Growing up we see our parents as our rule makers and enforcers.  But only when we get to know ourselves as human beings do we really get to understand them as human beings.  If you've lived enough life (and I'm talking mileage here, not years) to have loved then you understand that enveloping feeling of obsession that come dover you with a new found love.  When you feel someone truly understands you as a person and truly loves you as a person.  Well, your parents felt that too at one time or many.  That longing that we feel, for that instant, no one else in the world understands, was understood by our own parents.  Our dorky moms who dance at weddings like they're reeling in fish in the Adirondacks or our unfiltered fathers who talk about getting crabs in the 70s right in front of our college friends.  Theres a quote that I'll butcher here.  I think I heard it on Oprah but it probably originated from a more profound place like Rikki Lake or Sally Jesse.  I believe it goes: we are not human beings having a spiritual experience, we are spiritual beings having a human experience. I think that applies here.  Either way it brings me to my point that the experience of being human is wrought with emotions that really test our limitations.  The heart is a strong muscle both biologically evidenced by my late father as well as emotionally evidenced by everyone's own individual paths.  And our parents have been through it all before we have, probably before having us.

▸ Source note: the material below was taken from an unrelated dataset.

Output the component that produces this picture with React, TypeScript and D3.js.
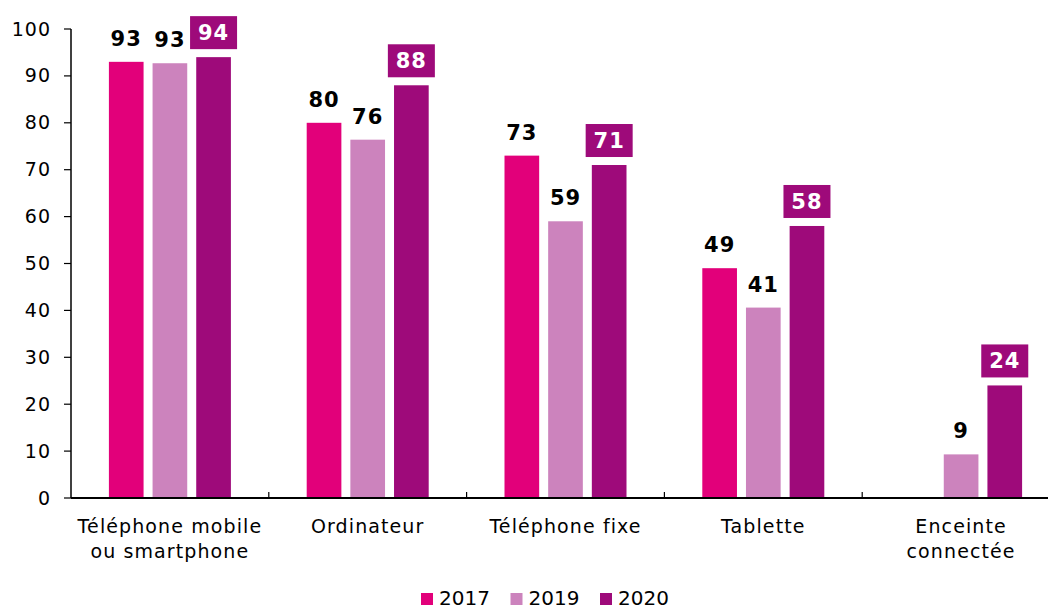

Its sad because I think when you have kids you expect that maybe life with be emotionally easy on you from thereon out.  But I made my mom cry that day I left.  And thats something I think about from time to time.  I made her emotional.  I made her feel that loss, that longing for someone she loves.  I hate that I did that but had no other choice.  And isn't that beautiful?  That we can want something so badly, that comes at such a high cost?  Its tragic.  And thats why all the great plays are tragedies.  Because the human condition is to want what we can't have or to want that which is unattainable if only by some large sacrifice we wouldn't dare wish on an enemy.  In the series finale of HBO's Six Feet Under,  Ruth Fisher, played devastatingly beautifully by Frances Conroy says: If my experience is anything to go by, motherhood is the loneliest thing in the world.  She says this to her daughter right before her daughter moves away from home.  I want to be a parent so badly.  I will be a parent.  I will love this person from the moment they are born and when they leave me, every time they leave me, in all the ways they can leave me, I will mourn.  I will feel that loss that penetrates so deeply I won't know how to stand.  I can feel it now.  I feel homesick for my mother.  I yearn to just be by her side.  And somehow I know that its that loss and that emotion that makes us truly human.  So we have to go through it.  We cannot turn back and we must endure.  That way, at our life's end, we've done what we needed to do.  We've chosen that very loss that feels at times like it could kills us.  We've chosen to endure that loss so that our children can also endure that loss and keep the cycle going.  It's almost sick.

This blog has tired me out.  I don't know how long it will last.  I don't like to think deeply about things because either I make no sense (to myself or to anyone else) or I make too much sense (or so i think).  I get this feeling of infinity.  Like, going on forever.

It's not fun saying goodbye to any one, in any way.

Alright, I gotta do some actual work, bye!